N.C. Historical Commission and the N.C. African American Heritage Commission

Yesterday, at a historic first joint meeting at the North Carolina State Capitol, the N.C. Historical Commission and the N.C. African American Heritage Commission accepted a draft report summarizing the comments received at eight public hearings held to gather input on plans for a new monument on the State Capitol grounds in Raleigh dedicated to commemorating the achievements of African Americans.

Last February, Governor Pat McCrory announced the set of public hearings to plan the new monument. "I can't think of a more appropriate way to recognize the contributions of African Americans to North Carolina's history than a monument at the State Capitol," he said at the time.

Over the course of eight Tuesday evenings in March, April and May, the public responded to the call at programs in Greensboro, Charlotte, Rocky Mount, Fayetteville, Winston-Salem, Asheville, Wilmington and Raleigh. The comments received were gathered into a document, available online, that both commissions will use to inform the final direction of the monument's design.
During yesterday's meeting, the commissioners also voted to approve the recommended materials for the monument - granite and bronze, the traditional materials used in all monuments on Capitol grounds - and the monument's proposed location at the southeast corner of the square. Both commissions also unanimously agreed that the monument should reflect multiple narratives of the African American community, rather than focusing on a single individual

"I am so excited to be here on this very historic day, in this very historic place," said Natural and Cultural Resources Secretary Susan Kluttz in her welcoming remarks. "I attended all of the public hearings and was able to witness the passion, the emotion, and the gratitude that this was happening and that this was happening now. I want  to thank Governor McCrory for supporting this effort, and I especially want to thank all of the commissioners and our staff for your work on this important project."

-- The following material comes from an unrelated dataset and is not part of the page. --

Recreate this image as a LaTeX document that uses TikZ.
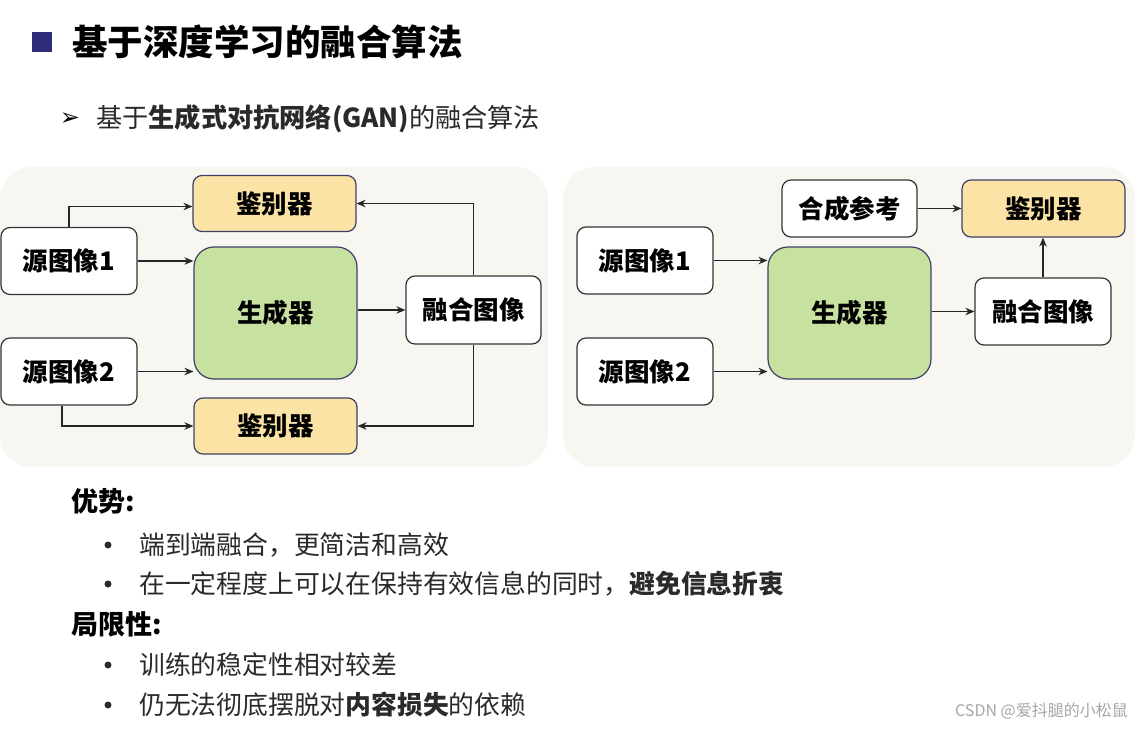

In addition to approving materials and location for the monument, commissioners also gave their own comments about the project. Overwhelmingly, each commissioner that spoke expressed their gratitude for the thoughtful public input received, and their desire for a monument that is both "educational and inspirational," and that tells a comprehensive story of the African American experience in North Carolina.

The summary document will be used as the basis for a "Request for Qualifications" process wherein artists will be asked to submit resumes, portfolio materials, and references among other relevant information to the monument committee for selection of a slate of finalists.